> _Task goal_
Any pictures should be left out; please print exactly the lines between the line with "Convert this chart to React, TypeScript" and the line with "Chart.register(...registerables);", inclusive.

== The data ==

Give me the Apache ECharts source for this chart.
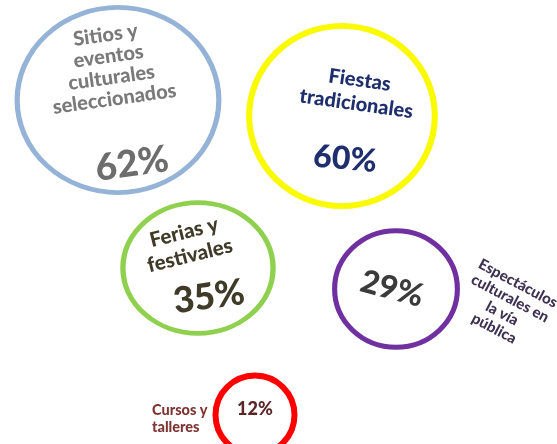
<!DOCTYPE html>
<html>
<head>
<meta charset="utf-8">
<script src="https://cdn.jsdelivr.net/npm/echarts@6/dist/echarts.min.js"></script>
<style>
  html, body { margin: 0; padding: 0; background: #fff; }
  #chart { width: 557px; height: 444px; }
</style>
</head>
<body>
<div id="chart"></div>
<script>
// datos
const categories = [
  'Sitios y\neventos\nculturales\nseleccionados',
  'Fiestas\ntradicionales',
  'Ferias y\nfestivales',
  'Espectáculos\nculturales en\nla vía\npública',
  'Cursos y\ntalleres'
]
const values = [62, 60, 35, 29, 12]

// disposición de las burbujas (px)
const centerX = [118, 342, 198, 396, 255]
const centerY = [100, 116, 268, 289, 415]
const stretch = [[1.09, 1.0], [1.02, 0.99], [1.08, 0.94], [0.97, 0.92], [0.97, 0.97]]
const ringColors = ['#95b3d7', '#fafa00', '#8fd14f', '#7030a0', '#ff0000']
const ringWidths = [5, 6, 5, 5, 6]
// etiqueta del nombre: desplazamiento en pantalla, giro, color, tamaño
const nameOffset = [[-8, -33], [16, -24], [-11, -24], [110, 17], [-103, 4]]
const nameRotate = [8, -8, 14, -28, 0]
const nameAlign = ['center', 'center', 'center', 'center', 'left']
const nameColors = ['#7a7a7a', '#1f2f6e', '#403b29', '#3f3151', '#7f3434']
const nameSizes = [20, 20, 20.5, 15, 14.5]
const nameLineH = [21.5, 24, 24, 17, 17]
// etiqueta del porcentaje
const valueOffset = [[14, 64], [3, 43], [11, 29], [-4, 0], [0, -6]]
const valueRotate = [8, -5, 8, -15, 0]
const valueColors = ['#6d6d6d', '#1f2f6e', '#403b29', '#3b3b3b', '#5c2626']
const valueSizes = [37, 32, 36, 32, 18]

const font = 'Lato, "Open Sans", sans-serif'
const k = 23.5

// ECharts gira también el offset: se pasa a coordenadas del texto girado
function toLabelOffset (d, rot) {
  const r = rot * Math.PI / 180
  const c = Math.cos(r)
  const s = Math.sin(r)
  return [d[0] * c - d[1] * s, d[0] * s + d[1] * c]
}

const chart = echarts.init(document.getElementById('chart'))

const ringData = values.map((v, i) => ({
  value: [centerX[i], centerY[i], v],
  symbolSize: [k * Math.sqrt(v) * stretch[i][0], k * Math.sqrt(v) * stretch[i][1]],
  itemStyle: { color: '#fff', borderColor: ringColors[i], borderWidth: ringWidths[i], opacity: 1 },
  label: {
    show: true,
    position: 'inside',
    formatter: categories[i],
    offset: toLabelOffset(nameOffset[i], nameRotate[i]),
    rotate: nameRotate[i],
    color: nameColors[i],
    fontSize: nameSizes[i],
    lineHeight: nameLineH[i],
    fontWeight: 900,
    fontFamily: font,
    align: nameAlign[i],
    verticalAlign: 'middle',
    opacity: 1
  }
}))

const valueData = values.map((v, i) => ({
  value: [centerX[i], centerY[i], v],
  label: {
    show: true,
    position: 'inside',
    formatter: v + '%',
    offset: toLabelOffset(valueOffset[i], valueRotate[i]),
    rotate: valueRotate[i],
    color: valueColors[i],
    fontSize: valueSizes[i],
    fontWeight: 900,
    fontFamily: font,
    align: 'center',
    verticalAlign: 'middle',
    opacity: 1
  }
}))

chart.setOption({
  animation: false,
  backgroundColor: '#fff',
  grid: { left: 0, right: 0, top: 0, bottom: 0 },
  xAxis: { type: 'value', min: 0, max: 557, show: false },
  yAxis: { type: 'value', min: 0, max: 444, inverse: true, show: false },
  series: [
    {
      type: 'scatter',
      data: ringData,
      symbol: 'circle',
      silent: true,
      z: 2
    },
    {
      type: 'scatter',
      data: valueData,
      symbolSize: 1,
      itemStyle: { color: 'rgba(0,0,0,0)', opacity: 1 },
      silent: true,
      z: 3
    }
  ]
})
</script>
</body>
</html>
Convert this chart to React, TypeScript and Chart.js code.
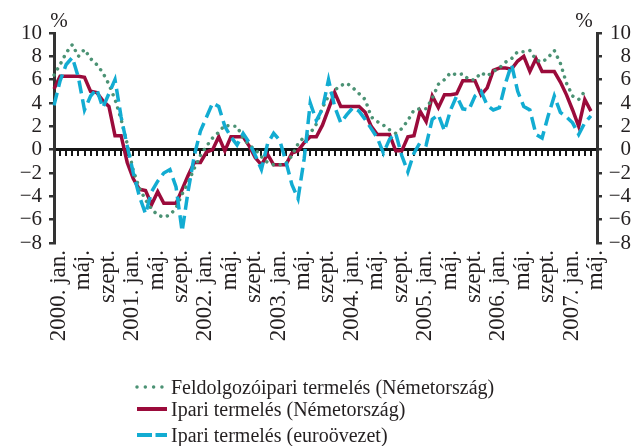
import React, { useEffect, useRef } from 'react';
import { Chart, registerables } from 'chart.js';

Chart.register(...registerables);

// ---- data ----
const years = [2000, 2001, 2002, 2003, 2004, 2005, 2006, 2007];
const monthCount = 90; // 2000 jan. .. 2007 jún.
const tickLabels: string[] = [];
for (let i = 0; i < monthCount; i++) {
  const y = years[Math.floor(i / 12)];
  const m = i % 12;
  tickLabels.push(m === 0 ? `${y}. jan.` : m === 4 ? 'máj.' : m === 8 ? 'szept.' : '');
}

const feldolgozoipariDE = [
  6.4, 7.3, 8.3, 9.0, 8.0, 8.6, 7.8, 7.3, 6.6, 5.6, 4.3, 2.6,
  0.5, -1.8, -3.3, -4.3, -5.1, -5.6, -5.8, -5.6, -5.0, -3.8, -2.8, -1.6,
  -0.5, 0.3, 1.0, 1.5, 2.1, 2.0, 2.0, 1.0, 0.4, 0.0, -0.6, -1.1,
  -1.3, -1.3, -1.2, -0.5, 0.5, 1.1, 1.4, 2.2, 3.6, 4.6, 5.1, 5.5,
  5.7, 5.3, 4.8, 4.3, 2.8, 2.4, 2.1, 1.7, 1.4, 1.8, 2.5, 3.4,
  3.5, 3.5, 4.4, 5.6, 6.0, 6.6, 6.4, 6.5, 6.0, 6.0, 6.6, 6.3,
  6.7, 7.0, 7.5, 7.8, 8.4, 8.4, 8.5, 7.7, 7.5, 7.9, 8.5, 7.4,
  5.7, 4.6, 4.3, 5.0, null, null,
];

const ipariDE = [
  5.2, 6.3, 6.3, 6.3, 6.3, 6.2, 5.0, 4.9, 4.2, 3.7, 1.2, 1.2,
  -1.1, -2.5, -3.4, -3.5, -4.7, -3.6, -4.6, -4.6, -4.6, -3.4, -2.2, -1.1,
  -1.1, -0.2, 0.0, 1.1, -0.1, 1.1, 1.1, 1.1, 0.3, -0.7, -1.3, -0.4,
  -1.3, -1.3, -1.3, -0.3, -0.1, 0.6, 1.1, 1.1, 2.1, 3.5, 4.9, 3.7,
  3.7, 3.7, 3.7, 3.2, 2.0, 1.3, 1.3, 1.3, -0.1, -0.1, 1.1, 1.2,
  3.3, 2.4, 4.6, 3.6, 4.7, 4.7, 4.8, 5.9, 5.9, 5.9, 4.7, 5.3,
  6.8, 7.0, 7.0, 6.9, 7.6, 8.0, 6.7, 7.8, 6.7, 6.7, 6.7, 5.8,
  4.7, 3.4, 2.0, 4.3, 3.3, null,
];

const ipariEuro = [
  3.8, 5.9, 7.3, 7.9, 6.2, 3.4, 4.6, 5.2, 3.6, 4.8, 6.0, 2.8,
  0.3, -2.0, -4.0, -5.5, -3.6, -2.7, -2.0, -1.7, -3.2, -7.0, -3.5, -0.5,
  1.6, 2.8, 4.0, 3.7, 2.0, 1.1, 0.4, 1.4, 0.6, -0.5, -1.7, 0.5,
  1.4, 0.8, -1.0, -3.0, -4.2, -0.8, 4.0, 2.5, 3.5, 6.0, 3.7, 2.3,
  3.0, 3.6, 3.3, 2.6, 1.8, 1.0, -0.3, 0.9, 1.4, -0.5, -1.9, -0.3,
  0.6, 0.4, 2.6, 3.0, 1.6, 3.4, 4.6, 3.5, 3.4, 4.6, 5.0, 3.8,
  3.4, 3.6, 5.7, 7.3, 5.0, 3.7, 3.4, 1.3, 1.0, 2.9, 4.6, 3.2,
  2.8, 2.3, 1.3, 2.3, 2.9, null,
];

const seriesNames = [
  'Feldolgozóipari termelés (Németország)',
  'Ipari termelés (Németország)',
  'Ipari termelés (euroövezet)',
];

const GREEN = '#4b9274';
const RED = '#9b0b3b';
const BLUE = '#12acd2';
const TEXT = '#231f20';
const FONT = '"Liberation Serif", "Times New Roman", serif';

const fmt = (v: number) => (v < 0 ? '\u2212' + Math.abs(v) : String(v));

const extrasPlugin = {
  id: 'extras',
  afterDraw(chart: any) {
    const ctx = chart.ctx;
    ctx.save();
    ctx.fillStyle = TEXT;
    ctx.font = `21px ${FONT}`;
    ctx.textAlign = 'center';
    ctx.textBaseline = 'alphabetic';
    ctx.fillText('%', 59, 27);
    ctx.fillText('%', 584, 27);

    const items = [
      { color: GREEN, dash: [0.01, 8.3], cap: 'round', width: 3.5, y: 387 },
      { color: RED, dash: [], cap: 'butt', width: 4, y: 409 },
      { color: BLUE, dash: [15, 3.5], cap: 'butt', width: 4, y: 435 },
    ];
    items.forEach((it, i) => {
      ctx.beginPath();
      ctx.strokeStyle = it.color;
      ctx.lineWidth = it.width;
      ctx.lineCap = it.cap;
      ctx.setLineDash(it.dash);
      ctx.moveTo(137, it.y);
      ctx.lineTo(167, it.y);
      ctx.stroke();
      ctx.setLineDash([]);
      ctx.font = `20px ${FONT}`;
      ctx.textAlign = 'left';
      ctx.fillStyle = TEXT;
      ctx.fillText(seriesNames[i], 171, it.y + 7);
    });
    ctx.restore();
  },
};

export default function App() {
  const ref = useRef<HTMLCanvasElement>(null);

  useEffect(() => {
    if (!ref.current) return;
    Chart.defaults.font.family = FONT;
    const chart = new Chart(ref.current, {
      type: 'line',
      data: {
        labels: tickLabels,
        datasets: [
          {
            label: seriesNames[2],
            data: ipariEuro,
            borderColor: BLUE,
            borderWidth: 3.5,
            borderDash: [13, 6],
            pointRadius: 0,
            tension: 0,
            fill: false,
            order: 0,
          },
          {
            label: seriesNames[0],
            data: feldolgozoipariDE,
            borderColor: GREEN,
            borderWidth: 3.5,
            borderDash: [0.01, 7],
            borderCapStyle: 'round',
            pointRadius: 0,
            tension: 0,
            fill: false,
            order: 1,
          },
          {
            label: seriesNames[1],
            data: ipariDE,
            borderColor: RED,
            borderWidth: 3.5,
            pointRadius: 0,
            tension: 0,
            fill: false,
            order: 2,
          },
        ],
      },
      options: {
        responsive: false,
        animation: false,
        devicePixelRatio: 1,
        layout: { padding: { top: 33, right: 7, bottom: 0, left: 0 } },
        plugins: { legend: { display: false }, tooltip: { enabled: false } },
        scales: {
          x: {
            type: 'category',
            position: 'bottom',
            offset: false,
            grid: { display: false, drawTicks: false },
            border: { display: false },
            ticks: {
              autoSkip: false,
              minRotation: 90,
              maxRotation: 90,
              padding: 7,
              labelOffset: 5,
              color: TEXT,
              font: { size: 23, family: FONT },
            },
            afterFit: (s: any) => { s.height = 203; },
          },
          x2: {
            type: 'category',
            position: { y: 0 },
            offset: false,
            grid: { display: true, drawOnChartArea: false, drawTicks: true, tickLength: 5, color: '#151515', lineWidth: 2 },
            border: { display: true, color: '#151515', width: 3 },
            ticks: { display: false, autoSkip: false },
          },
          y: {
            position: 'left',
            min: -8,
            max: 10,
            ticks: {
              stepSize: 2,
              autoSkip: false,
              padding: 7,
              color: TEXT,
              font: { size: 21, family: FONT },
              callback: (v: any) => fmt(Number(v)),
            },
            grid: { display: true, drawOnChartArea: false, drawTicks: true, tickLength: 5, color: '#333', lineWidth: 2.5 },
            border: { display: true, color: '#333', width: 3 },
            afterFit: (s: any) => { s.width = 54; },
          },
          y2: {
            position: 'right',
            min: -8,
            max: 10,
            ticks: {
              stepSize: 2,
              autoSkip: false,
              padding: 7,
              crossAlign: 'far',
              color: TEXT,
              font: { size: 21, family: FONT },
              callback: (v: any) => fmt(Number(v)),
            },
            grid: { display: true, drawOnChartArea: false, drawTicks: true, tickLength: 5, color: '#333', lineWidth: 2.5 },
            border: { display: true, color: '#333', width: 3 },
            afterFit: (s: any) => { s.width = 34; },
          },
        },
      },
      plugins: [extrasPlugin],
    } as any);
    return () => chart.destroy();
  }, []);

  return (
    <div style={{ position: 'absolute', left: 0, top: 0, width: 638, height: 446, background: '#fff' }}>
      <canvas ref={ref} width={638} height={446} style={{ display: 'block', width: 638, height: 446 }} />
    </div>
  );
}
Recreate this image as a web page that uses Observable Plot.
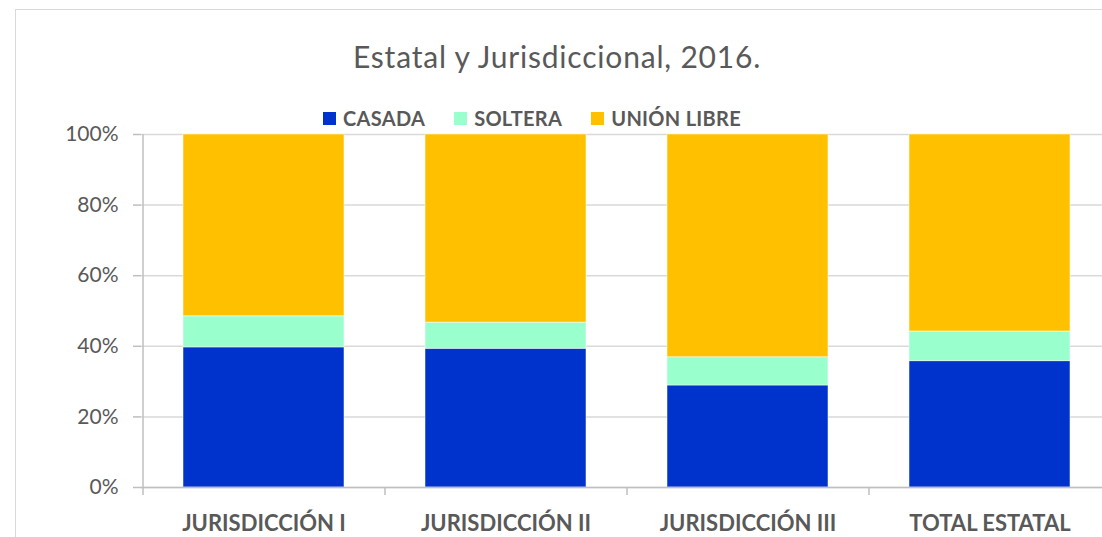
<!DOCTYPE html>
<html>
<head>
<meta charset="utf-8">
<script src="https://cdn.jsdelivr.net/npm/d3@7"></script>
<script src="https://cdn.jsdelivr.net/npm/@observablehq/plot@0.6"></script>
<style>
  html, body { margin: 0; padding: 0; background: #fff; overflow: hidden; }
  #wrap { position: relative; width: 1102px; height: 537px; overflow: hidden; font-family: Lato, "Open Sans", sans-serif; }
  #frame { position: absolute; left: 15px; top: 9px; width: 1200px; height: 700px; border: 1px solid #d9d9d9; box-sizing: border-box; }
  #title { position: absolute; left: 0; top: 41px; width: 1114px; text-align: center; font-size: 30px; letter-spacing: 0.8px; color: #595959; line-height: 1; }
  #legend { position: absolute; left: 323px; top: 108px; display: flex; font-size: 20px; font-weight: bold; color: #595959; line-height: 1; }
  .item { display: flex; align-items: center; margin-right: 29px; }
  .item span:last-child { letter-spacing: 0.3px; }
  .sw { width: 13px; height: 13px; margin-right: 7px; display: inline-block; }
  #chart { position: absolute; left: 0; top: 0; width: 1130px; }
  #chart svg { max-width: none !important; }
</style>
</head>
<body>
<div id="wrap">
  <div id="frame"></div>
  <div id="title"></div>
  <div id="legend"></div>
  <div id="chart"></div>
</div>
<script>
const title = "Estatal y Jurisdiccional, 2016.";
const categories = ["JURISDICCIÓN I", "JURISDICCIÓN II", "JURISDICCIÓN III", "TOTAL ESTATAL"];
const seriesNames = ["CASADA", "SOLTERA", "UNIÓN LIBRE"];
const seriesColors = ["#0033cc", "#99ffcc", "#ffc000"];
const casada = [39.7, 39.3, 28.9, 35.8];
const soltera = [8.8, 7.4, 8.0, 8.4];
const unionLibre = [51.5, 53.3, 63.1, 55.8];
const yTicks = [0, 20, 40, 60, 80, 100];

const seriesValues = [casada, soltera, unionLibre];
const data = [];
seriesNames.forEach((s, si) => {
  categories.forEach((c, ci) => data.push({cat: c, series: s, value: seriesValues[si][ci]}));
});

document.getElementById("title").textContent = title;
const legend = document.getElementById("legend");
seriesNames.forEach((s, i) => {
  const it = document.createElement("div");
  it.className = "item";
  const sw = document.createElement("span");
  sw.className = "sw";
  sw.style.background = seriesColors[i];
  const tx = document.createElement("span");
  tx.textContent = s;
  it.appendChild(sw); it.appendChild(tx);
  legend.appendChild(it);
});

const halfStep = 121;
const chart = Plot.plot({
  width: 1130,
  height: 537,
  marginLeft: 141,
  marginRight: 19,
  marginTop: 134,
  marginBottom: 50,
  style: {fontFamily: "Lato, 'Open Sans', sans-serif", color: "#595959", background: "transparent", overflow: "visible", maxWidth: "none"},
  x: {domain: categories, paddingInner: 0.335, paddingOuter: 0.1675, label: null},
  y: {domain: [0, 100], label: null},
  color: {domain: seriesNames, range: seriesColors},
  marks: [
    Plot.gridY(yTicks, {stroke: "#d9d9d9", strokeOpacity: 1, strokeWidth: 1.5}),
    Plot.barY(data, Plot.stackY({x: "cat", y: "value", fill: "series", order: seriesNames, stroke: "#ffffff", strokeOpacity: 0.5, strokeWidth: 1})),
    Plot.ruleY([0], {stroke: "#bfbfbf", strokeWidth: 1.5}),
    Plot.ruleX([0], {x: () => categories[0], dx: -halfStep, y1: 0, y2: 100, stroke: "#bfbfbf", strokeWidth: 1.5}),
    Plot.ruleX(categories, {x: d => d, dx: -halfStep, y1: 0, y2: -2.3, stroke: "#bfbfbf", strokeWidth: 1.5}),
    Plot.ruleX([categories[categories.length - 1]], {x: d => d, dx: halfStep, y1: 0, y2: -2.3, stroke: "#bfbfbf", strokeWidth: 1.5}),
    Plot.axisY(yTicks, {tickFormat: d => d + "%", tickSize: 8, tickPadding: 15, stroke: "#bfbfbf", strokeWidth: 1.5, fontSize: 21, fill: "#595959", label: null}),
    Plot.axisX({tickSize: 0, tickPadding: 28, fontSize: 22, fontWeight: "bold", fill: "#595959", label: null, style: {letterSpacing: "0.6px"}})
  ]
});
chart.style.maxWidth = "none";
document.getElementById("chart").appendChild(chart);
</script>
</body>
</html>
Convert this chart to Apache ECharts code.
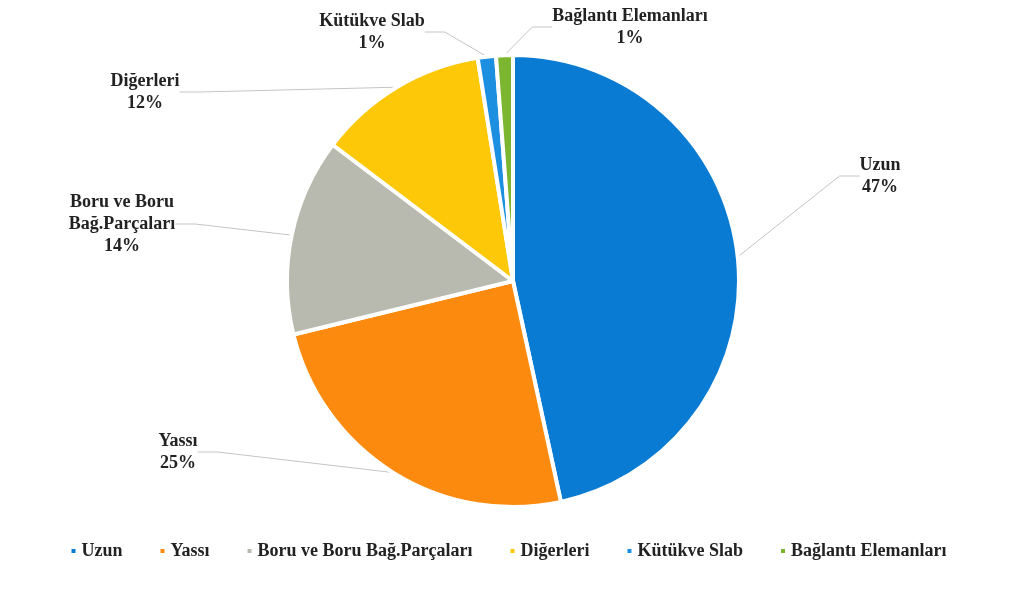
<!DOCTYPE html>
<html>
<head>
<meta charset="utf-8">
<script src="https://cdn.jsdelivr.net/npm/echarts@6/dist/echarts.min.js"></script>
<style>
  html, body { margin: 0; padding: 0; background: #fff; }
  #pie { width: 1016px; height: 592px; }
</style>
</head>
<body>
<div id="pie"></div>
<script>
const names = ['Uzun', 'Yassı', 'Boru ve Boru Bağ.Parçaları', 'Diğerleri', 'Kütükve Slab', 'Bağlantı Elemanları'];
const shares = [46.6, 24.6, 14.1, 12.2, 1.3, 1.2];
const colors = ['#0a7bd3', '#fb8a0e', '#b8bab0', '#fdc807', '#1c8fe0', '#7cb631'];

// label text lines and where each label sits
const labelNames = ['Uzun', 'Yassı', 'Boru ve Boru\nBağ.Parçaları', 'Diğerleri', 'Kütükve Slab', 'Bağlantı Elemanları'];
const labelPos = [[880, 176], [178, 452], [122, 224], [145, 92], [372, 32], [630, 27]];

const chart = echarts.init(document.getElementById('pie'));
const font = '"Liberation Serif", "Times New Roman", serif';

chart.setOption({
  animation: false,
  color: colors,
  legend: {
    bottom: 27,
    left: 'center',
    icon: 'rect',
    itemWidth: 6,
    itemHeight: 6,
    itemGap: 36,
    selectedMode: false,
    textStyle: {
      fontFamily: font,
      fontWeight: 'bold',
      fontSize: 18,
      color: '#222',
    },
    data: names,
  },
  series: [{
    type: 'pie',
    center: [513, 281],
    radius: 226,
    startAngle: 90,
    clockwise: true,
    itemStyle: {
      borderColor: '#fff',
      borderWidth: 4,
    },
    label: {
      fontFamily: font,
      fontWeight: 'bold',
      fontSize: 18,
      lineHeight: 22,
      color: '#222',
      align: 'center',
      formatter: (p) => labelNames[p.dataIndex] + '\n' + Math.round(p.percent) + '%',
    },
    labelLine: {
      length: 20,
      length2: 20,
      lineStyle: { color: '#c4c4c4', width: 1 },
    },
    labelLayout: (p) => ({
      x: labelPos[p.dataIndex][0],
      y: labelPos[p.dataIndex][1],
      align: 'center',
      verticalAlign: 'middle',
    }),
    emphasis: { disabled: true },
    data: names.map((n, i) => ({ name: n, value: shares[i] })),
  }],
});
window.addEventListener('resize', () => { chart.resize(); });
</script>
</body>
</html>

===

> _The reply_
Convert this chart to React, TypeScript and Chart.js code.
import React, { useEffect, useRef } from 'react';
import { Chart, registerables } from 'chart.js';

Chart.register(...registerables);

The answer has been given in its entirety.